GUIDELINE 7-1-6B: Variables names should be consistent across
surveys within a survey system,
within and across years.
GUIDELINE 7-1-6C: In a printable record layout file, line length should
be specified so that it prints correctly without wrapping and without
special modification (e.g., 72 characters, 12 point type).
STANDARD 7-1-7: Data file documentation must be complete for
all data files. This includes an abstract or summary that cites the
methodology report or technical notes associated with the survey
and a description of survey methodology that is consistent with the
NCES standard for survey system documentation (see Standard 3-4). In
general, survey methodology documentation for data files must include
the following:
- Description of data collection methods;
- Weighting and imputation procedures;
- Description of editing, error
resolution, and imputation flags;
- Guidelines for processing the data;
- The reference year for the
data;
- Unweighted frequency counts, and response
rates;
- Information on how to use replicate weights or PSUs and stratum
for variance estimation; and
- Procedures for using weights to produce estimates.

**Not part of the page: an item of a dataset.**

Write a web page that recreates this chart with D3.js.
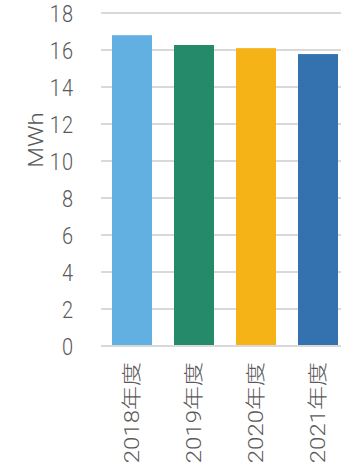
<!DOCTYPE html>
<html>
<head>
<meta charset="utf-8">
<script src="https://cdn.jsdelivr.net/npm/d3@7"></script>
<style>
  html, body { margin: 0; padding: 0; background: #ffffff; }
  svg { display: block; }
  text { font-family: Roboto, "Noto Sans CJK JP", sans-serif; font-weight: 300; fill: #595959; }
</style>
</head>
<body>
<svg id="chart" width="341" height="469"></svg>
<script>
// Annual electricity use per fiscal year (MWh)
const categories = ["2018年度", "2019年度", "2020年度", "2021年度"];
const values = [16.8, 16.27, 16.1, 15.78];
const barColors = ["#61B0E1", "#248A69", "#F5B318", "#3472AF"];
const yTicks = [0, 2, 4, 6, 8, 10, 12, 14, 16, 18];
const yTitle = "MWh";

const width = 341, height = 469;
const svg = d3.select("#chart");

// text is drawn slightly stretched vertically
const stretch = 1.2;
const fontSize = 20;

const y = d3.scaleLinear().domain([0, 18]).range([346, 13]);
const x = d3.scaleBand()
  .domain(categories)
  .range([101, 349])
  .paddingInner(0.355)
  .paddingOuter(0.1775);

// horizontal gridlines
svg.append("g")
  .selectAll("line")
  .data(yTicks)
  .join("line")
  .attr("x1", 101)
  .attr("x2", width)
  .attr("y1", d => y(d))
  .attr("y2", d => y(d))
  .attr("stroke", "#d9d9d9")
  .attr("stroke-width", 2);

// y-axis tick labels
const yAxis = d3.axisLeft(y).tickValues(yTicks).tickSize(0).tickPadding(0);
const gy = svg.append("g").attr("transform", "translate(74,0)").call(yAxis);
gy.select(".domain").remove();
gy.selectAll("text")
  .attr("font-size", fontSize)
  .attr("fill", "#595959")
  .attr("transform", `scale(1,${stretch})`)
  .attr("dy", "0.36em")
  .style("letter-spacing", "1px")
  .style("font-family", "Roboto, 'Noto Sans CJK JP', sans-serif")
  .style("font-weight", 300);

// bars
svg.append("g")
  .selectAll("rect")
  .data(values)
  .join("rect")
  .attr("x", (d, i) => x(categories[i]))
  .attr("width", x.bandwidth())
  .attr("y", d => y(d))
  .attr("height", d => y(0) - y(d))
  .attr("fill", (d, i) => barColors[i]);

// baseline
svg.append("line")
  .attr("x1", 101).attr("x2", width)
  .attr("y1", y(0)).attr("y2", y(0))
  .attr("stroke", "#d9d9d9").attr("stroke-width", 2);

// category labels, rotated
svg.append("g")
  .selectAll("text")
  .data(categories)
  .join("text")
  .attr("transform", d => `translate(${x(d) + x.bandwidth() / 2},362) scale(1,${stretch}) rotate(-90)`)
  .attr("text-anchor", "end")
  .attr("dy", "0.35em")
  .attr("font-size", fontSize)
  .text(d => d);

// y-axis title
svg.append("text")
  .attr("transform", `translate(36,140) scale(1,${stretch}) rotate(-90)`)
  .attr("text-anchor", "middle")
  .attr("dy", "0.35em")
  .attr("font-size", fontSize)
  .text(yTitle);
</script>
</body>
</html>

STANDARD 7-1-8: The following data element conventions must be
used:
- Numeric-fields must contain only numbers or blanks. Reserve codes
for numeric fields should be extreme negative values (e.g., lower
than the lowest real value).
- "0" must represent zeros. Blanks or "-" may
not be used to represent 0s.
- Unique values must be used to distinguish between legitimate skips
and nonresponse.
- Suppression symbols must be removed from numeric fields and stored
in associated "flag" fields.
- Separate record locations must be used for all data items.
- Imputed data must be flagged in associated "flag" fields.
Imputation methods must be identified
in the flag. Blanks are not legitimate values for flags.
GUIDELINE 7-1-8A: When practical, numeric data fields containing continuous
variables should be identical in length.